Cette variété d’instruments de politique monétaire donne à la BCE la capacité de réagir avec finesse, qu’il s’agisse de mesures classiques ou d’outils plus novateurs pour faire face à des chocs parfois inattendus.

Jeunes professionnels discutant devant un écran de la BCE

Enjeux actuels et défis pour la politique monétaire en zone euro

Depuis la crise financière de 2008 et la crise sanitaire, la BCE évolue dans un environnement où les équilibres sont mouvants. Préserver la stabilité des prix devient un exercice complexe, entre des marchés financiers agités et une inflation qui surprend par sa vigueur. S’appuyer uniquement sur le taux directeur ne suffit plus.
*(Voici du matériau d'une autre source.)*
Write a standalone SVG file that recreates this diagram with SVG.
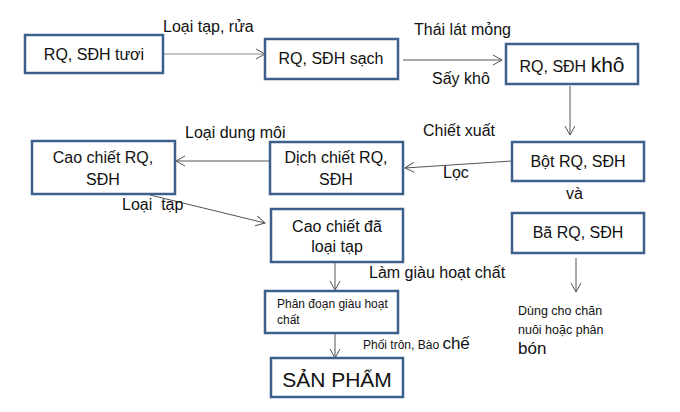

La transmission des décisions de politique monétaire à l’économie réelle se complique, avec des canaux qui s’enchevêtrent : impact limité sur le crédit, écarts persistants entre pays, répercussions différentes selon que l’on soit ménage ou entreprise.

Quand la BCE relève ses taux pour contrer l’inflation, l’équation se tend : il faut éviter d’asphyxier le financement de l’économie, tout en veillant à ne pas alimenter la formation de bulles d’actifs. La redistribution des effets de la politique monétaire s’accentue. Si certains tirent profit de la hausse des taux, d’autres en supportent le poids, ce qui expose la zone euro à de nouvelles lignes de fracture économiques ou sociales.

Rien n’a effacé le risque systémique. Les épisodes passés, crise subprimes, faillite de Lehman Brothers, rappellent que la stabilité reste fragile. Les décisions de la BCE dépassent aujourd’hui le strict périmètre monétaire : elles touchent à la solidité financière, à la confiance dans l’euro, à la dynamique de l’investissement. Les arbitrages se succèdent, le regard parfois tourné vers la Fed, la BCE ajuste en permanence sa stratégie, consciente que chaque mouvement pèse sur la cohésion d’un continent.

Dans ce jeu d’équilibres, chaque intervention de la BCE résonne comme un signal : la politique monétaire façonne le présent, mais surtout, elle dessine les possibles de demain.